Reflection of the Television: The Best House is Where the Heart is….

It’s broadly accepted that daytime television is trash. As a student, I recall mornings spent in front of ‘Supermarket Sweep’ and ‘This Morning with Richard and Judy’, shivering in my cold, damp student digs and being vaguely aware of my brain and muscle tissue slowly withering. So to clog cyberspace with an article bemoaning the depressing vacuity of daytime television would be about as vital as announcing excitedly that the earth is round.

Nevertheless, these things gnaw away at a person’s insides. At least back then daytime television made an attempt to be entertaining, and to be original (albeit often within the comparatively limited scope of the quiz or game show format), and the producers did make an effort to find suitably flamboyant hosts, however tango-tanned and inane. But as is the postmodern malaise, the acceptance that we have reached the end of originality – and what’s more, originality is too expensive to develop when quick profits for minimal outlay are the order of the day – has permeated every aspect of our culture.

And so it is that having moved on from game and quiz shows to so-called ‘reality’-based shows, daytime television has descended further still into an endless slurry of its own recycled making.

Not so long ago I was complaining about the low-grade ‘antiques’ show ‘Secret Dealers’ where there was nothing remotely secret about any of it while the so-called ‘experts’ trawled round the home of a member of the public and made offers on their belongings so they could then sell them on for their won profit. Being an amalgamation of various other programs based around people flogging off all of their worldly possessions for some cold hard cash they could use to ‘treat the grandkids’ or ‘go on a cruise, a holiday of a lifetime’ or something equally ephemeral that’s hardly a substitute for the family heirlooms.
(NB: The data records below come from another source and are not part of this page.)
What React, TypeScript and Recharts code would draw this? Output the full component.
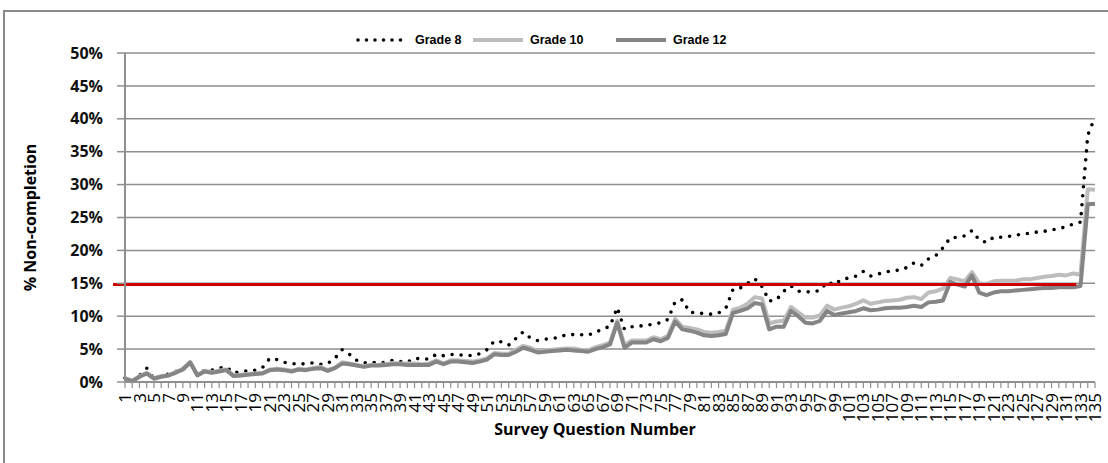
import { LineChart, Line, XAxis, YAxis, CartesianGrid, ReferenceLine } from "recharts"

// survey question numbers 1..135
const questions = Array.from({ length: 135 }, (_, i) => String(i + 1))

const grade8 = [
  0.6, 0.2, 1.0, 2.1, 0.5, 0.8, 1.2, 1.6, 2.0, 2.8, 1.2, 1.8, 1.8, 2.1, 2.3, 1.4, 1.6, 1.7, 1.8, 2.2,
  3.6, 3.4, 3.0, 2.8, 2.7, 2.8, 2.9, 2.7, 2.8, 3.6, 4.9, 4.2, 3.3, 2.9,
  3.0, 2.9, 3.0, 3.3, 3.1, 3.0, 3.6, 3.5, 3.5, 4.2, 4.0, 4.2, 4.1, 4.1, 4.0, 4.3, 4.9, 6.2, 6.1, 5.6,
  6.6, 7.6, 6.7, 6.3, 6.5, 6.6, 6.8, 7.2, 7.2, 7.2, 7.1, 7.6, 8.0, 8.5,
  11.3, 8.0, 8.4, 8.5, 8.6, 8.8, 9.0, 9.5, 12.2, 12.5, 10.6, 10.5, 10.4, 10.3, 10.5, 11.2, 14.1, 14.3, 15.0, 15.7,
  14.5, 12.3, 12.5, 13.8, 14.6, 13.8, 13.7, 13.7, 13.9, 15.2, 14.8, 15.6, 15.8, 16.1,
  16.8, 16.1, 16.4, 16.7, 16.9, 17.0, 17.4, 18.1, 17.7, 18.7, 19.2, 20.4, 21.9, 22.0, 22.2, 23.0, 21.6, 21.2, 22.0, 22.0,
  22.1, 22.3, 22.5, 22.6, 22.8, 22.9, 23.1, 23.3, 23.6, 24.0, 24.3, 37.5, 40.3,
]

const grade10 = [
  0.6, 0.2, 0.9, 1.4, 0.6, 0.9, 1.0, 1.5, 2.0, 3.0, 1.1, 1.7, 1.5, 1.7, 1.9, 1.0, 1.1, 1.2, 1.3, 1.4,
  1.9, 2.0, 1.9, 1.7, 2.0, 1.9, 2.1, 2.3, 1.8, 2.2, 3.0, 2.8, 2.6, 2.4,
  2.6, 2.6, 2.7, 2.9, 2.8, 2.8, 2.8, 2.7, 2.8, 3.3, 2.8, 3.3, 3.3, 3.2, 3.1, 3.3, 3.6, 4.4, 4.3, 4.3,
  4.9, 5.5, 5.2, 4.7, 4.8, 4.9, 5.0, 5.1, 5.1, 4.9, 4.8, 5.3, 5.6, 6.0,
  9.3, 5.6, 6.3, 6.3, 6.3, 6.8, 6.5, 7.0, 9.6, 8.4, 8.2, 8.0, 7.6, 7.5, 7.6, 7.8, 11.0, 11.3, 11.9, 12.9,
  12.7, 8.9, 9.2, 9.3, 11.4, 10.6, 9.8, 9.8, 10.1, 11.6, 11.0, 11.3, 11.5, 11.9,
  12.4, 11.9, 12.1, 12.3, 12.4, 12.5, 12.8, 12.9, 12.6, 13.6, 13.8, 14.2, 15.8, 15.6, 15.3, 16.7, 15.0, 14.9, 15.3, 15.4,
  15.4, 15.4, 15.6, 15.6, 15.8, 16.0, 16.1, 16.3, 16.2, 16.5, 16.3, 29.3, 29.2,
]

const grade12 = [
  0.5, 0.1, 0.8, 1.3, 0.5, 0.8, 1.0, 1.4, 1.9, 3.0, 1.0, 1.6, 1.4, 1.6, 1.8, 0.9, 1.0, 1.1, 1.2, 1.3,
  1.8, 1.9, 1.8, 1.6, 1.9, 1.8, 2.0, 2.1, 1.7, 2.1, 2.8, 2.7, 2.5, 2.3,
  2.5, 2.5, 2.6, 2.7, 2.7, 2.6, 2.6, 2.6, 2.6, 3.1, 2.7, 3.1, 3.1, 3.0, 2.9, 3.1, 3.4, 4.2, 4.1, 4.1,
  4.6, 5.2, 4.9, 4.5, 4.6, 4.7, 4.8, 4.9, 4.8, 4.7, 4.6, 5.0, 5.3, 5.7,
  9.0, 5.2, 6.0, 6.0, 6.0, 6.5, 6.2, 6.7, 9.2, 8.0, 7.8, 7.5, 7.1, 7.0, 7.1, 7.3, 10.5, 10.8, 11.2, 12.0,
  11.8, 8.0, 8.4, 8.4, 10.8, 10.0, 9.0, 8.9, 9.3, 10.8, 10.2, 10.4, 10.6, 10.8,
  11.2, 10.9, 11.0, 11.2, 11.3, 11.3, 11.4, 11.6, 11.4, 12.1, 12.2, 12.4, 15.2, 14.8, 14.5, 16.2, 13.6, 13.2, 13.6, 13.8,
  13.8, 13.9, 14.0, 14.1, 14.2, 14.3, 14.3, 14.4, 14.4, 14.4, 14.6, 27.0, 27.1,
]

const yTicks = [0, 5, 10, 15, 20, 25, 30, 35, 40, 45, 50]

// red 15% marker, drawn from question 1 to question 132
const threshold = 14.8
const thresholdFrom = "1"
const thresholdTo = "132"

const data = questions.map((q, i) => ({ q, g8: grade8[i], g10: grade10[i], g12: grade12[i] }))

const series = [
  { key: "g8", name: "Grade 8", color: "#000000", width: 3.6, dash: "0 9", legendX: 355 },
  { key: "g10", name: "Grade 10", color: "#bdbdbd", width: 4, dash: undefined, legendX: 470 },
  { key: "g12", name: "Grade 12", color: "#858585", width: 4, dash: undefined, legendX: 613 },
]

const gridGray = "#8f8f8f"
const boldFont = "'Open Sans', sans-serif"

function QuestionTick({ x, y, payload }: any) {
  const n = Number(payload.value)
  if (n % 2 === 0) return <g />
  return (
    <text
      x={x}
      y={y}
      dy="0.36em"
      transform={`rotate(-90, ${x}, ${y})`}
      textAnchor="end"
      fontSize={17}
      fontFamily="'Open Sans', sans-serif"
      fill="#000"
    >
      {payload.value}
    </text>
  )
}

function YTitle({ viewBox }: any) {
  const cx = viewBox.x + 30
  const cy = viewBox.y + viewBox.height / 2
  return (
    <text
      x={cx}
      y={cy}
      transform={`rotate(-90, ${cx}, ${cy})`}
      textAnchor="middle"
      dominantBaseline="central"
      fontSize={16}
      fontWeight={700}
      fontFamily={boldFont}
      fill="#000"
    >
      % Non-completion
    </text>
  )
}

function XTitle({ viewBox }: any) {
  return (
    <text
      x={viewBox.x + viewBox.width / 2 - 15}
      y={viewBox.y + 53}
      textAnchor="middle"
      fontSize={16}
      fontWeight={700}
      fontFamily={boldFont}
      fill="#000"
    >
      Survey Question Number
    </text>
  )
}

function RedLine(props: any) {
  const { x1, y1, x2, y2 } = props
  return <line x1={x1 - 12} y1={y1} x2={x2 + 3} y2={y2} stroke="#cc0000" strokeWidth={3} />
}

export default function App() {
  return (
    <div style={{ position: "absolute", left: 0, top: 0, width: 1108, height: 463, background: "#fff", overflow: "hidden" }}>
      <div
        style={{
          position: "absolute",
          left: 3,
          top: 10,
          width: 1120,
          height: 470,
          border: "2px solid #8a8a8a",
        }}
      />
      {series.map((s) => (
        <div
          key={s.key}
          style={{
            position: "absolute",
            left: s.legendX,
            top: 33,
            display: "flex",
            alignItems: "center",
            fontFamily: "'Liberation Sans', Arial, sans-serif",
            fontWeight: 700,
            fontSize: 12.5,
            color: "#000",
          }}
        >
          <svg width={56} height={12}>
            <line
              x1={3}
              y1={6}
              x2={53}
              y2={6}
              stroke={s.color}
              strokeWidth={s.width}
              strokeDasharray={s.dash ? "0 8.5" : undefined}
              strokeLinecap={s.dash ? "round" : "butt"}
            />
          </svg>
          <span style={{ marginLeft: 4 }}>{s.name}</span>
        </div>
      ))}
      <LineChart
        width={1108}
        height={463}
        data={data}
        margin={{ top: 53, right: 13, bottom: 0, left: 0 }}
        style={{ position: "absolute", left: 0, top: 0 }}
      >
        <CartesianGrid vertical={false} stroke={gridGray} strokeWidth={1.5} />
        <XAxis
          dataKey="q"
          interval={0}
          height={81}
          tick={<QuestionTick />}
          tickSize={6}
          tickMargin={5}
          tickLine={{ stroke: gridGray, strokeWidth: 1.2 }}
          axisLine={{ stroke: gridGray, strokeWidth: 2 }}
          label={<XTitle />}
        />
        <YAxis
          width={125}
          domain={[0, 50]}
          ticks={yTicks}
          interval={0}
          tickFormatter={(v: number) => `${v}%`}
          tickSize={8}
          tickMargin={14}
          tick={{ fontSize: 16, fontWeight: 700, fontFamily: boldFont, fill: "#111" }}
          tickLine={{ stroke: gridGray, strokeWidth: 1.5 }}
          axisLine={{ stroke: gridGray, strokeWidth: 2 }}
          label={<YTitle />}
        />
        {series.map((s) => (
          <Line
            key={s.key}
            type="linear"
            dataKey={s.key}
            name={s.name}
            stroke={s.color}
            strokeWidth={s.width}
            strokeDasharray={s.dash}
            strokeLinecap={s.dash ? "round" : "butt"}
            strokeLinejoin="round"
            dot={false}
            activeDot={false}
            isAnimationActive={false}
          />
        ))}
        <ReferenceLine
          segment={[
            { x: thresholdFrom, y: threshold },
            { x: thresholdTo, y: threshold },
          ]}
          ifOverflow="visible"
          shape={<RedLine />}
        />
      </LineChart>
    </div>
  )
}
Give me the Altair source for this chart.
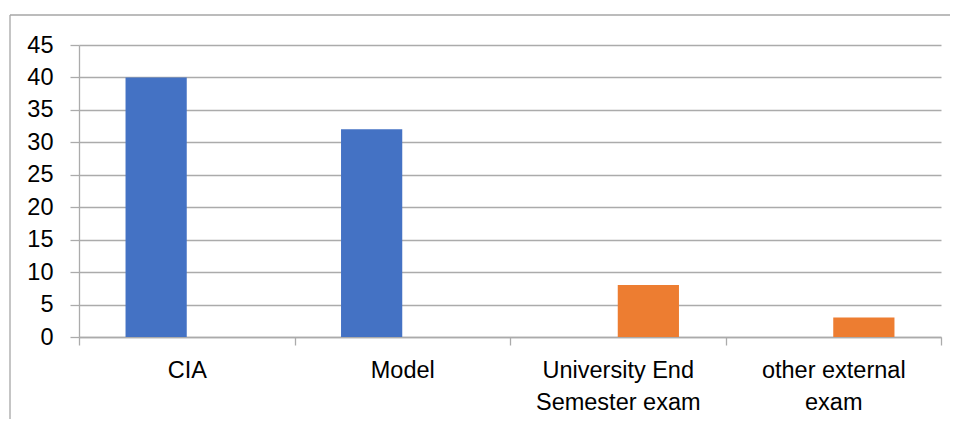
import altair as alt
import pandas as pd

categories = ["CIA", "Model", "University End Semester exam", "other external exam"]
series_names = ["Series1", "Series2"]
series1_values = [40, 32, None, None]
series2_values = [None, None, 8, 3]
y_ticks = [0, 5, 10, 15, 20, 25, 30, 35, 40, 45]
label_lines = {
    "University End Semester exam": ["University End", "Semester exam"],
    "other external exam": ["other external", "exam"],
}
colors = ["#4472C4", "#ED7D31"]

rows = []
for name, vals in zip(series_names, [series1_values, series2_values]):
    for c, v in zip(categories, vals):
        if v is not None:
            rows.append({"category": c, "series": name, "value": v})
df = pd.DataFrame(rows)

expr = "datum.label"
for k, lines in label_lines.items():
    arr = "[" + ",".join("'" + s + "'" for s in lines) + "]"
    expr = f"datum.label == '{k}' ? {arr} : ({expr})"

grid_color = "#ababab"
font_size = 23.5

bars = alt.Chart(df).mark_bar().encode(
    x=alt.X(
        "category:N",
        sort=categories,
        scale=alt.Scale(domain=categories, paddingInner=0, paddingOuter=0),
        axis=alt.Axis(
            title=None,
            labelAngle=0,
            labelExpr=expr,
            labelFont="Liberation Sans",
            labelFontSize=font_size,
            labelColor="#000000",
            labelLineHeight=32,
            labelPadding=13,
            tickBand="extent",
            tickSize=8,
            tickColor=grid_color,
            domainColor=grid_color,
            grid=False,
            labelBaseline="top",
        ),
    ),
    xOffset=alt.XOffset(
        "series:N",
        scale=alt.Scale(domain=series_names, paddingInner=0, paddingOuter=0.76),
    ),
    y=alt.Y(
        "value:Q",
        scale=alt.Scale(domain=[0, 45], nice=False),
        axis=alt.Axis(
            title=None,
            values=y_ticks,
            labelFont="Liberation Sans",
            labelFontSize=font_size,
            labelColor="#000000",
            labelPadding=17,
            tickSize=9,
            tickColor=grid_color,
            domainColor=grid_color,
            gridColor=grid_color,
        ),
    ),
    color=alt.Color(
        "series:N",
        scale=alt.Scale(domain=series_names, range=colors),
        legend=None,
    ),
)

border_data = alt.Data(values=[{"a": 1}])
left_border = alt.Chart(border_data).mark_rule(color="#a6a6a6", strokeWidth=1.3).encode(
    x=alt.value(-69), y=alt.value(-30), y2=alt.value(420)
)
top_border = alt.Chart(border_data).mark_rule(color="#a6a6a6", strokeWidth=1.3).encode(
    x=alt.value(-69), x2=alt.value(920), y=alt.value(-30)
)

chart = alt.layer(bars, left_border, top_border).properties(
    width=862,
    height=292,
    autosize=alt.AutoSizeParams(type="none"),
    padding={"left": 71, "top": 37, "right": 9, "bottom": 82},
).configure_view(strokeWidth=0).configure_axis(domainWidth=1.3, tickWidth=1.3, gridWidth=1.3)

chart.save("out.html", embed_options={"renderer": "svg", "actions": False})
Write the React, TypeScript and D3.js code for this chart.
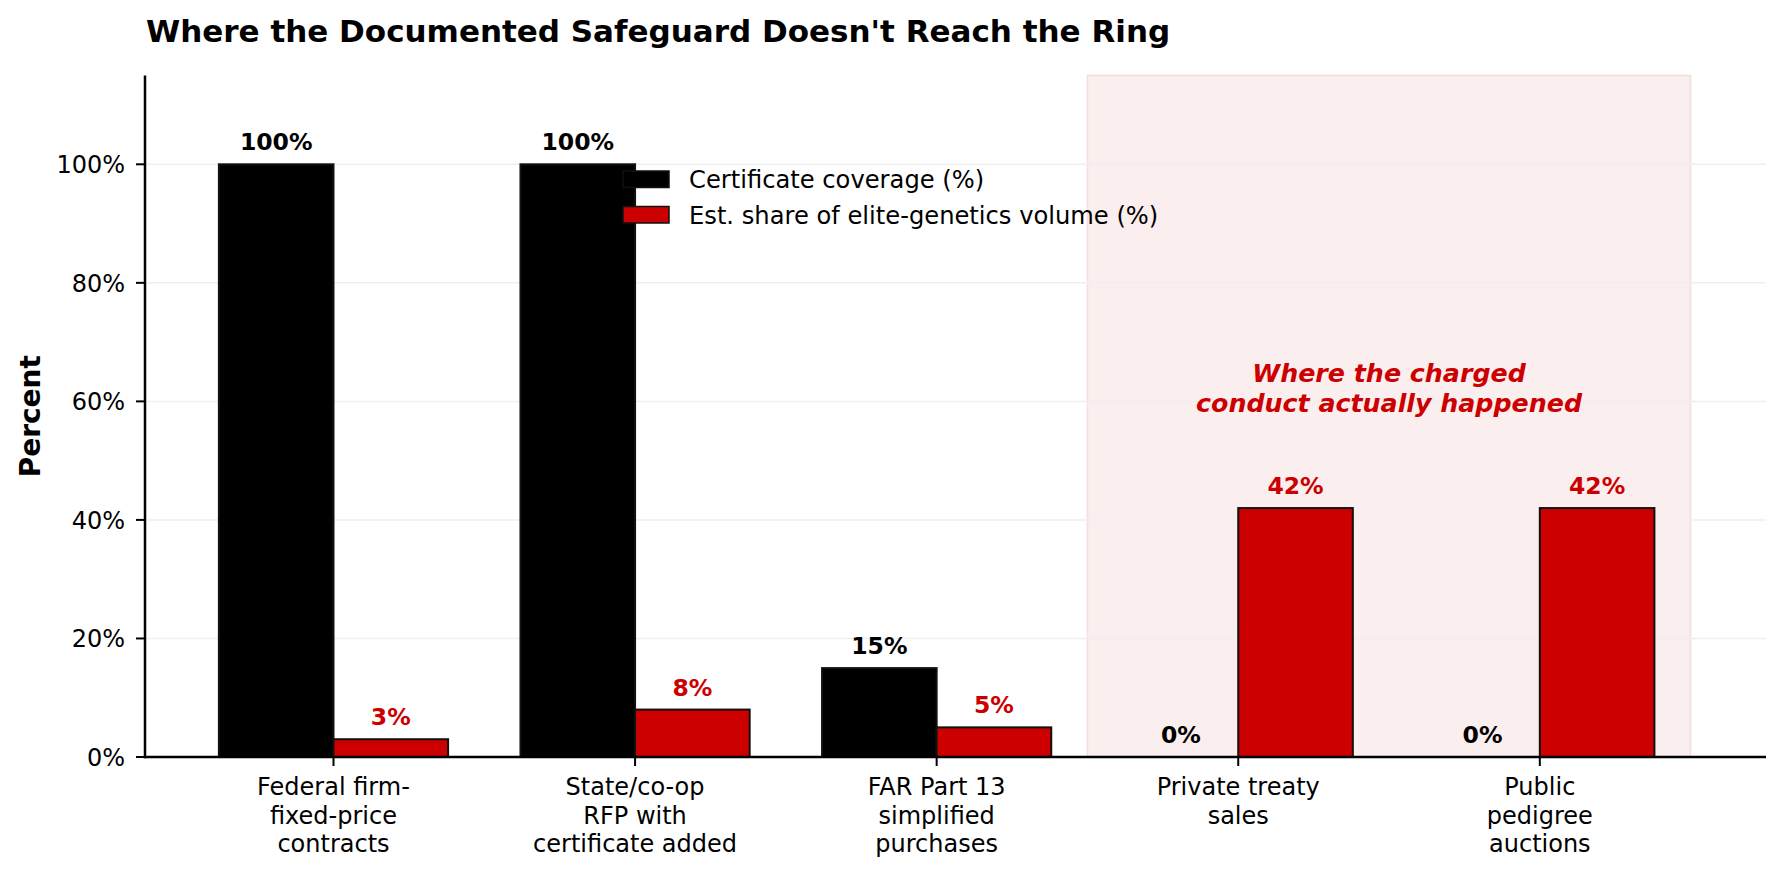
import React from "react";
import * as d3 from "d3";

const categories: string[][] = [
  ["Federal firm-", "fixed-price", "contracts"],
  ["State/co-op", "RFP with", "certificate added"],
  ["FAR Part 13", "simplified", "purchases"],
  ["Private treaty", "sales"],
  ["Public", "pedigree", "auctions"],
];
const coverage = [100, 100, 15, 0, 0];
const share = [3, 8, 5, 42, 42];
const yTicks = [0, 20, 40, 60, 80, 100];
const seriesNames = ["Certificate coverage (%)", "Est. share of elite-genetics volume (%)"];
const title = "Where the Documented Safeguard Doesn't Reach the Ring";
const annotation = ["Where the charged", "conduct actually happened"];

const W = 1782;
const H = 878;
const FONT = "'DejaVu Sans', sans-serif";
const RED = "#cc0000";
const BLACK = "#000000";
const EDGE = "#111111";

export default function App() {
  const x = d3.scaleLinear().domain([-0.625, 4.75]).range([145, 1766]);
  const y = d3.scaleLinear().domain([0, 115]).range([757, 75.4]);
  const bw = 0.38;
  const [x0, x1] = x.range();
  const [yb, yt] = y.range();
  return (
    <svg width={W} height={H} style={{ position: "absolute", left: 0, top: 0, background: "#fff" }} fontFamily={FONT}>
      <rect x={0} y={0} width={W} height={H} fill="#fff" />
      {/* shaded span */}
      <rect x={x(2.5)} y={yt} width={x(4.5) - x(2.5)} height={yb - yt} fill="rgb(251,238,238)" stroke="rgb(247,222,222)" strokeWidth={1.5} />
      {/* grid */}
      {yTicks.filter((t) => t > 0).map((t) => (
        <line key={"g" + t} x1={x0} x2={x1} y1={y(t)} y2={y(t)} stroke="#efefef" strokeWidth={1.5} />
      ))}
      {/* bars */}
      {coverage.map((v, i) => (
        <rect key={"c" + i} x={x(i - bw)} y={y(v)} width={x(i) - x(i - bw)} height={yb - y(v)} fill={BLACK} stroke={EDGE} strokeWidth={2} />
      ))}
      {share.map((v, i) => (
        <rect key={"s" + i} x={x(i)} y={y(v)} width={x(i + bw) - x(i)} height={yb - y(v)} fill={RED} stroke={EDGE} strokeWidth={2} />
      ))}
      {/* value labels */}
      {coverage.map((v, i) => (
        <text key={"cl" + i} x={x(i - bw / 2)} y={y(v) - 14} textAnchor="middle" fontSize={23.5} fontWeight="bold" fill={BLACK}>
          {v}%
        </text>
      ))}
      {share.map((v, i) => (
        <text key={"sl" + i} x={x(i + bw / 2)} y={y(v) - 14} textAnchor="middle" fontSize={23.5} fontWeight="bold" fill={RED}>
          {v}%
        </text>
      ))}
      {/* annotation */}
      <text x={x(3.5)} y={382} textAnchor="middle" fontSize={25.3} fontWeight="bold" fontStyle="italic" fill={RED}>
        {annotation.map((l, k) => (
          <tspan key={k} x={x(3.5)} dy={k === 0 ? 0 : 29.5}>{l}</tspan>
        ))}
      </text>
      {/* axes */}
      <line x1={x0} x2={x0} y1={yt} y2={yb + 1.25} stroke="#000" strokeWidth={2.5} />
      <line x1={x0 - 1.25} x2={x1} y1={yb} y2={yb} stroke="#000" strokeWidth={2.5} />
      {yTicks.map((t) => (
        <g key={"yt" + t}>
          <line x1={x0 - 9} x2={x0} y1={y(t)} y2={y(t)} stroke="#000" strokeWidth={2} />
          <text x={x0 - 20} y={y(t) + 8.7} textAnchor="end" fontSize={24} fill="#000">{t}%</text>
        </g>
      ))}
      {categories.map((lines, i) => (
        <g key={"xt" + i}>
          <line x1={x(i)} x2={x(i)} y1={yb} y2={yb + 9} stroke="#000" strokeWidth={2} />
          <text x={x(i)} y={795} textAnchor="middle" fontSize={24} fill="#000">
            {lines.map((l, k) => (
              <tspan key={k} x={x(i)} dy={k === 0 ? 0 : 28.5}>{l}</tspan>
            ))}
          </text>
        </g>
      ))}
      {/* y label */}
      <text transform={`translate(40,${(yt + yb) / 2}) rotate(-90)`} textAnchor="middle" fontSize={28} fontWeight="bold" fill="#000">Percent</text>
      {/* title */}
      <text x={146} y={42} fontSize={31} fontWeight="bold" fill="#000">{title}</text>
      {/* legend */}
      {seriesNames.map((n, k) => (
        <g key={"lg" + k}>
          <rect x={623} y={171 + k * 35.5} width={46} height={16.5} fill={k === 0 ? BLACK : RED} stroke={EDGE} strokeWidth={1.5} />
          <text x={689} y={179.5 + k * 35.5 + 8.5} fontSize={24.2} fill="#000">{n}</text>
        </g>
      ))}
    </svg>
  );
}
I recently stumbled upon the latest stripped-down to moronic basics rehash of a tried and tested formula in the form of ‘May the Best House Win’. Basically, it’s a remake of ‘Come Dine With me’, the show where strangers spend a week taking turns to host a dinner party on which the other contestants score the host’s even out of ten and the winner – i.e. the one with the highest score – wins a grand (a large chunk of which they’ve already spent on lavish food and wine in order to impress their guests). ‘May the Best House Win’ follows the same format, only without the dinner party. Or the social interaction. This means that the contestants troop round one another’s houses, like some open-house viewing, neb round and criticise their choice of wallpaper and carpet, making inane critical comments like ‘for me, lampshades is a thing of the past’ before giving a mark out of ten for said abode. This is repeated for all of the competing homes and the house that scores the highest wins its owner some cash.

And that’s it.

It’s like ‘Through the Keyhole’ without any of the mystery or the celebrity allure. And it’s simply a means of justifying some misguided snobbery about individual and subjective tastes. All of the contestants mark their opponents down because it’s in their own best interests to do so, justifying their scores of four and five with remarks like ‘it’s ok, but it’s not really to my taste’ (which is only to be expected because it’s someone else’s home and not yours), but with the subtext that they are in fact supremely jealous that their opponent has a billiards room and private cinema that pisses all over their 52” plasma hung over the wood burner in the recently knocked-through living room. The winners invariably have large homes decked out to ‘high-end’ specification that’s all about style over function.

Instead of ‘who would live in a house like this?’ the question is more a case of ‘who would apply to appear on a show like this?’ Everyday people, of course – everyday people with a bit more cash who want to nose around other peoples’ homes and show their own off on national television. Strange that none of the houses look anything like my bog-standard two-bedroom mid-terrace, for example. Well, no, it’s not really. ‘Average’ simply won’t do: how will that impress anyone? It’s all about the ‘wow factor’. Besides, ‘stuff’ just isn’t done (where the hell do these people put their possessions?). But then, no-one’s going to sign up just to be subjected to ‘Look at all those unsightly records and books… and that bulky hi-fi. They should just get rid of it all, get a Kindle and rip it all to MP3, then the music can be piped into every room with some hidden speakers through an i-Pod docking station… A PC? How retro! So last century. Completely impractical, though, so bulky. You need an i-Pad…’ It’s all about nondescript colours and clean lines, about having a living space that resembles any 5-star hotel around the globe. Size matters.

Just as magazines ranging from Real Homes to Tatler aren’t really about sharing design tips, so ‘May the Best House Win’ adds a competitive element to vulgar vanity. But hey, it keeps the nation passive and numbs the nation’s unemployed, preventing them from rioting or otherwise expressing their discontent at the appalling state of things, while at the same time giving them something to aspire to. And if they can’t get off their arses, get well-paid jobs and ultimately achieve all the trappings of status in order to get their fifteen minutes of fame, well, there’s always ‘Jeremy Kyle’.